[linux-lvm] LILO configuration for LVM "boot" filesystem

Andreas Dilger adilger at turbolinux.com
Mon Jun 4 17:56:04 UTC 2001


Brian writes:
> When I try to boot with the LVM disk I get "LI" and that is it.  The
> LILO docs say this about "LI":
> 
> This means the first-stage loader gained control; it thought it success-
> fully loaded the second-stage loader; but it never got there.  This most
> often occurs when the second-stage loader, '/boot/boot.b', is not load-
> able using the BIOS.

Are you sure that you can boot directly from /dev/hdg and/or the partition
that /dev/system/root lives on?  It may well be that the BIOS doesn't
understand this disk (I have never tried it myself).  Have you ever tried
booting from this setup without LVM?

On my LVM/LILO test system, I first made a regular partition for /boot,
and ensured that the BIOS could boot from there, and that I had all of
the right files, etc.  Then I backed the whole thing up, turned the
partition into a PV->VG->LV, restored the data and fixed up lilo.conf
to have the LV name instead of the partition name, and re-ran lilo.

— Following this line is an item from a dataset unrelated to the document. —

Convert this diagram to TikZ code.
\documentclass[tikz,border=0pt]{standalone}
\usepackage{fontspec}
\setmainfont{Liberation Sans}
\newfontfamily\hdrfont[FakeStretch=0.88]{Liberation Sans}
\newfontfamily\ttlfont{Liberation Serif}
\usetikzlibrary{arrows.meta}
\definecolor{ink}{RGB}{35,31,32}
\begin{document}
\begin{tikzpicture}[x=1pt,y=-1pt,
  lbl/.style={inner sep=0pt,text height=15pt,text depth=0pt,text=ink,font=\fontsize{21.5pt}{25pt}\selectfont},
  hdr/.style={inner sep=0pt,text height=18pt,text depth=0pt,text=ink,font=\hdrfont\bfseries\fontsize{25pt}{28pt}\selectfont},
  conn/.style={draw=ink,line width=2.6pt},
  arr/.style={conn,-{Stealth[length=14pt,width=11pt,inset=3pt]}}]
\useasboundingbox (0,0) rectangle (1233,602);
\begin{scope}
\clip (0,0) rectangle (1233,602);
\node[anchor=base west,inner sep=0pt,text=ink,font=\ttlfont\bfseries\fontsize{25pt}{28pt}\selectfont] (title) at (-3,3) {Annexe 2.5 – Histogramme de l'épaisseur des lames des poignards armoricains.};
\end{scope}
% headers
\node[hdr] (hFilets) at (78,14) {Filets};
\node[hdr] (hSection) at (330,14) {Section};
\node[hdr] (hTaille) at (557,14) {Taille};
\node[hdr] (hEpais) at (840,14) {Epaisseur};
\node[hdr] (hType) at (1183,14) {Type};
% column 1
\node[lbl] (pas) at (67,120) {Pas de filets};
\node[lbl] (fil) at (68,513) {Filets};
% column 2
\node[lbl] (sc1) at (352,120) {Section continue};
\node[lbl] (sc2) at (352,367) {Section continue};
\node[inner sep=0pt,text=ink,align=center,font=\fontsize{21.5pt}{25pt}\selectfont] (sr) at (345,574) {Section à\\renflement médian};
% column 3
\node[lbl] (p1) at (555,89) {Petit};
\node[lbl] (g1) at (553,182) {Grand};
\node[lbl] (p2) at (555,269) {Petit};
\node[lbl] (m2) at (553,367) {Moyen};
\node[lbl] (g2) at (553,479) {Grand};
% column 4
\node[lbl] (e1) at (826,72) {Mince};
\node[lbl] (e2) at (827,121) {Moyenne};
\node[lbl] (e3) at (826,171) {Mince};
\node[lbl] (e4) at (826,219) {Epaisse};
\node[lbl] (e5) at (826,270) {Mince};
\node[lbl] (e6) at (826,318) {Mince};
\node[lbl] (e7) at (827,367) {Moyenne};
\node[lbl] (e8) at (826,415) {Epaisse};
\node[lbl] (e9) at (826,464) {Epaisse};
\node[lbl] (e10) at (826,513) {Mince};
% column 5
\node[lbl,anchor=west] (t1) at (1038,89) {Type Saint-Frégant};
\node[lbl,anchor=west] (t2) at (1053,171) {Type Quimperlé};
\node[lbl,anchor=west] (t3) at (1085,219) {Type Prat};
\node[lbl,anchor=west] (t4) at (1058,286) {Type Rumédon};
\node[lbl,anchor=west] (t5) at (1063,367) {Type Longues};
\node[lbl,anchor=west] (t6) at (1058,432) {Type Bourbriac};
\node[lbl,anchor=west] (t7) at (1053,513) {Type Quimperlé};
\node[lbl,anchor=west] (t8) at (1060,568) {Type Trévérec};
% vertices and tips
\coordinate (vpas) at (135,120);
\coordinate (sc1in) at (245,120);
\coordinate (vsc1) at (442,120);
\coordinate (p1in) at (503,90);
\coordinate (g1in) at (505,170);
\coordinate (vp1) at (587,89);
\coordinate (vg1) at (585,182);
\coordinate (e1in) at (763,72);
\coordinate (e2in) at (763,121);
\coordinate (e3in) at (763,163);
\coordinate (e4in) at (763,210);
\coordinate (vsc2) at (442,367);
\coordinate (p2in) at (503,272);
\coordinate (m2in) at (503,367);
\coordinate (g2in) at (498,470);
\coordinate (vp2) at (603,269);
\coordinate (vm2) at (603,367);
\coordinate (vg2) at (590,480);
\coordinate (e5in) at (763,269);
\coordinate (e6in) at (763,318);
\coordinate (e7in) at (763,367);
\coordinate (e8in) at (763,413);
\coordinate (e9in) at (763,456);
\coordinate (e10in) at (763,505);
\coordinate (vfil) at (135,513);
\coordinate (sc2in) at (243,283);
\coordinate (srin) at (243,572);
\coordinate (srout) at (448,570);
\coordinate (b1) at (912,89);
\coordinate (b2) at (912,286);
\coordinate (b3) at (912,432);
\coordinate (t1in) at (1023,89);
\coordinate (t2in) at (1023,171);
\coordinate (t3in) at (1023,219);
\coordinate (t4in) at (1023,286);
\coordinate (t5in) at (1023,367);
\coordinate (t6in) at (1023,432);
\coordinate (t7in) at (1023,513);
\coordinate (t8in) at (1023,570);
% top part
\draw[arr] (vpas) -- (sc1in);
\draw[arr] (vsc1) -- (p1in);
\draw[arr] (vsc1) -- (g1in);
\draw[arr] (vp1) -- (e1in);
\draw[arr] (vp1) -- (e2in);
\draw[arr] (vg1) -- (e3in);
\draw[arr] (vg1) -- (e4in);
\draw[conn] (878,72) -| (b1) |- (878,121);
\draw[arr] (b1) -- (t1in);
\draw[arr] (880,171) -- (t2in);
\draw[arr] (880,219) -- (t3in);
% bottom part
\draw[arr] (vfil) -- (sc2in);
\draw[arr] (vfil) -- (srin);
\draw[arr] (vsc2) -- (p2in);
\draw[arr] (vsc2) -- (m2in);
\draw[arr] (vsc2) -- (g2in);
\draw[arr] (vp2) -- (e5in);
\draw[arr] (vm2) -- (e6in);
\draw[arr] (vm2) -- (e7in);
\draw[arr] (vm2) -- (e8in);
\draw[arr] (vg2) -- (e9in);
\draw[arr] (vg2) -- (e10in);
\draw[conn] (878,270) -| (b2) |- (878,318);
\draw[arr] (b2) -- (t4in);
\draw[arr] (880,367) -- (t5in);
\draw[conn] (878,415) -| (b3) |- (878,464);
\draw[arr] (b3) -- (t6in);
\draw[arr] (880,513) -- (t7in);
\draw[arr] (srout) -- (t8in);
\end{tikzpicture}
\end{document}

> Which would suggest to me that the mapping is not making it through
> LVM correct me.  But I don't really know that much about how LILO
> really works with the underlying device.

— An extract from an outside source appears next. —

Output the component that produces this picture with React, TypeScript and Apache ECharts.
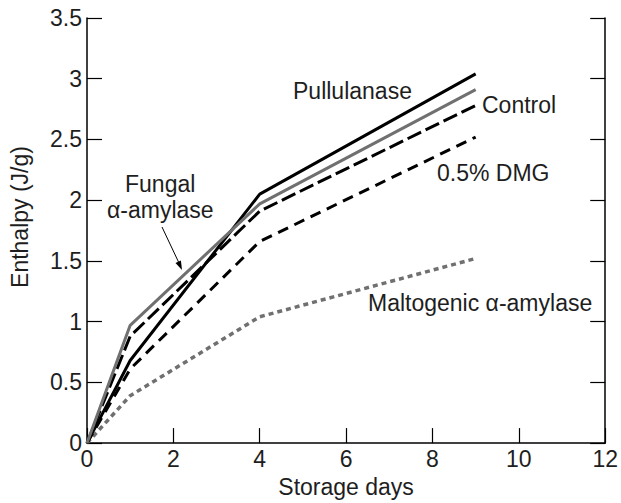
import React, { useEffect, useRef } from "react";
import * as echarts from "echarts";

const days = [0, 1, 4, 9];
const pullulanase = [0, 0.68, 2.05, 3.04];
const control = [0, 0.97, 1.97, 2.91];
const fungal = [0, 0.88, 1.91, 2.78];
const dmg = [0, 0.61, 1.66, 2.52];
const maltogenic = [0, 0.39, 1.04, 1.52];

const FONT = "Liberation Sans";
const TXT = "#1e1e1e";
const FS = 23;

function pairs(ys: number[]) {
  return days.map((d, i) => [d, ys[i]]);
}

export default function App() {
  const ref = useRef<HTMLDivElement>(null);
  useEffect(() => {
    document.body.style.margin = "0";
    const chart = echarts.init(ref.current!, undefined, { renderer: "svg" });
    const axisLine = { show: true, lineStyle: { color: "#000", width: 1.5 } };
    const axisTick = { show: true, inside: true, length: 15, lineStyle: { color: "#000", width: 1.2 } };
    const label = { color: TXT, fontFamily: FONT, fontSize: FS };
    const font = `${FS}px "${FONT}"`;
    const line = (name: string, data: number[], color: string, type: any, width: number, z: number) => ({
      name,
      type: "line",
      data: pairs(data),
      symbol: "none",
      z,
      lineStyle: { color, type, width, cap: "butt" },
    });
    const txt = (text: string, x: number, y: number) => ({
      type: "text",
      x,
      y,
      style: { text, fill: TXT, font, align: "left", verticalAlign: "middle" },
    });
    chart.setOption({
      animation: false,
      grid: { left: 87, right: 15, top: 18, bottom: 58, containLabel: false },
      xAxis: {
        type: "value",
        min: 0,
        max: 12,
        interval: 2,
        name: "Storage days",
        nameLocation: "middle",
        nameGap: 31,
        nameTextStyle: { ...label },
        axisLine,
        axisTick,
        axisLabel: { ...label, margin: 4 },
        splitLine: { show: false },
      },
      yAxis: [
        {
          type: "value",
          min: 0,
          max: 3.5,
          interval: 0.5,
          axisLine,
          axisTick,
          axisLabel: { ...label, margin: 5 },
          splitLine: { show: false },
        },
        {
          type: "value",
          position: "right",
          min: 0,
          max: 3.5,
          interval: 0.5,
          axisLine,
          axisTick,
          axisLabel: { show: false },
          splitLine: { show: false },
        },
      ],
      series: [
        line("Maltogenic α-amylase", maltogenic, "#707070", [5, 4], 3.5, 1),
        line("0.5% DMG", dmg, "#000", [11, 7], 3, 2),
        line("Fungal α-amylase", fungal, "#000", [15, 5], 3, 3),
        line("Pullulanase", pullulanase, "#000", "solid", 3, 4),
        line("Control", control, "#707070", "solid", 3, 5),
      ],
      graphic: [
        {
          type: "text",
          x: 20,
          y: 217,
          rotation: Math.PI / 2,
          style: { text: "Enthalpy (J/g)", fill: TXT, font, align: "center", verticalAlign: "middle" },
        },
        txt("Pullulanase", 293, 91),
        txt("Control", 482, 105),
        txt("0.5% DMG", 437, 173),
        txt("Maltogenic α-amylase", 368, 303),
        txt("Fungal", 125, 184),
        txt("α-amylase", 107, 210),
        {
          type: "line",
          shape: { x1: 162, y1: 227, x2: 179, y2: 263 },
          style: { stroke: "#000", lineWidth: 1 },
        },
        {
          type: "polygon",
          shape: { points: [[182, 270], [180.9, 260.5], [175.5, 263.1]] },
          style: { fill: "#000" },
        },
      ],
    });
    return () => chart.dispose();
  }, []);
  return <div ref={ref} style={{ width: 621, height: 503 }} />;
}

I take it that this is not the other system we are talking about in which
you are moving disks around, is it?  That would complicate matters a bit
for trying to find the cause of this problem.

> My current lilo.conf is:
> 
> boot=/dev/hdg
> map=/boot/map
> install=/boot/boot.b
> vga=780
> default=linux
> keytable=/boot/us.klt
> lba32
> prompt
> timeout=50
> message=/boot/message
> 
> image=/boot/vmlinuz
>     label=linux
>     root=/dev/system/root
>     initrd=/boot/initrd-lvm-2.4.5-1.1mdk.gz
>     append=" hda=ide-scsi devfs=mount video=matrox:vesa:263"
>     read-only

Could you check that the output of "lilo -v5" produces reasonable block
numbers for your kernel image?  You can find out what "reasonable" is
by checking "lvdisplay -v /dev/system/root" output for PV location of
this LV, and then checking partition start offset via /proc/partitions.
Finally, you can use debugfs to list the filesystem blocks used by the
kernel image in that filesystem (via "stat file").

If you go the route of making a regular /boot partition first, you can
save the output of "lilo -v5" from before and after and compare.  There
should be a fixed offset between the partition and LV case, which should
match where your PE data starts (see "pvdata -PP /dev/hdX" and add pe_on_disk
base and size to get start of PE 0 on disk).

Cheers, Andreas
-- 
Andreas Dilger  \ "If a man ate a pound of pasta and a pound of antipasto,
                 \  would they cancel out, leaving him still hungry?"